Forex trading is the buying and selling of currency for profit.  Forex or FX is short for foreign exchange.  The forex market allows people to bet that certain currencies will go up or down relative to other currencies.  So, for example, a person can bet that the Euro will go up relative to the Dollar and then make a profit if it does, just like betting a stock will go up.  You can do this with a variety of currencies including the Euro, the Japanese Yen, the Swiss Frank, etc. Perhaps one of the most appealing things about the forex market is that it’s open virtually 24/7.  It’s also very easy to open an internet account and start trading.  You can even try several free trading simulators to get an idea of what forex trading is like. 

 

Forex isn't necessarily a more risky trading vehicle
So now that we know what forex is, what is it not? There are some myths going around about forex...  For one, it’s supposedly very risky because of the leverage that can be involved. This is not really true.
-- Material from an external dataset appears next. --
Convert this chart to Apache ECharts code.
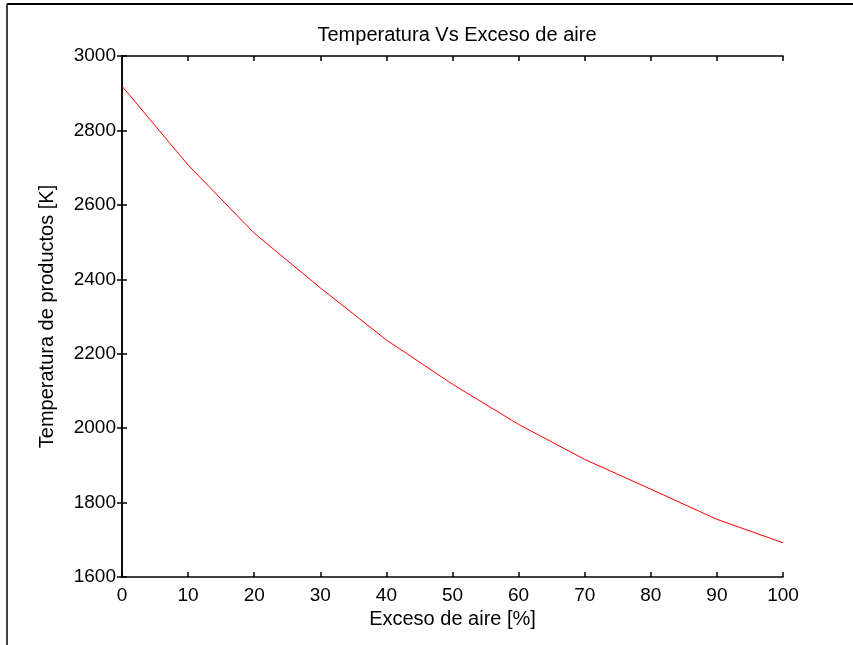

One unique thing about forex trading is that you can trade with up to 200:1 leverage, meaning with only 1 dollar you can control 200 dollars.  Certainly a person who is using 200:1 leverage can take on a lot of risk.  However, just as with any other sort of leverage, there is nothing requiring you to use it all.  You could just as easily use 5:1 leverage or no leverage at all.   Furthermore, some brokerages automatically liquidate your account before it goes below zero and guarantee you can’t be liable for any negative balance.  So with the combination of a floor on your losses, as well as not having to use extreme leverage, there’s really nothing necessarily more risky about forex trading.

Ways to Limit Losses
As a matter of fact, forex trading is in some ways less risky that trading stocks or futures, for example.  As previously mentioned, the forex market never closes, which means that you can avoid nasty overnight gaps which can occur in stocks.  It often happens that a stock owner enters a stop loss order, but overnight something happens, and then by the time the market opens again for trading, the stock has blown past the stop loss.  Because the forex market never closes, this is less likely to happen. 

More Advantages
What’s more, the forex market is the most liquid market in the world, which means you’ll never have a problem finding a buyer or seller.  That translates into less risk, particularly compared to thinly-traded stocks.  If you want to quickly get out of your position, you simply have to click your mouse.  On the other hand, if you’re trading a very illiquid stock or futures contract, you could have trouble finding a buyer and lose big.  And as a final note, almost all forex brokerages charge no commission and many have small or no account minimums.  This means you can get started without risking a large amount of money.

Making Money
With regard to making money, don’t let anyone tell you that forex is the magic pill.  It’s just like any other market- you have to do your homework in order to find a real edge.  Still, many people have found the unique attributes of forex to be very profitable and better than stocks.  Check it out, you might like it yourself.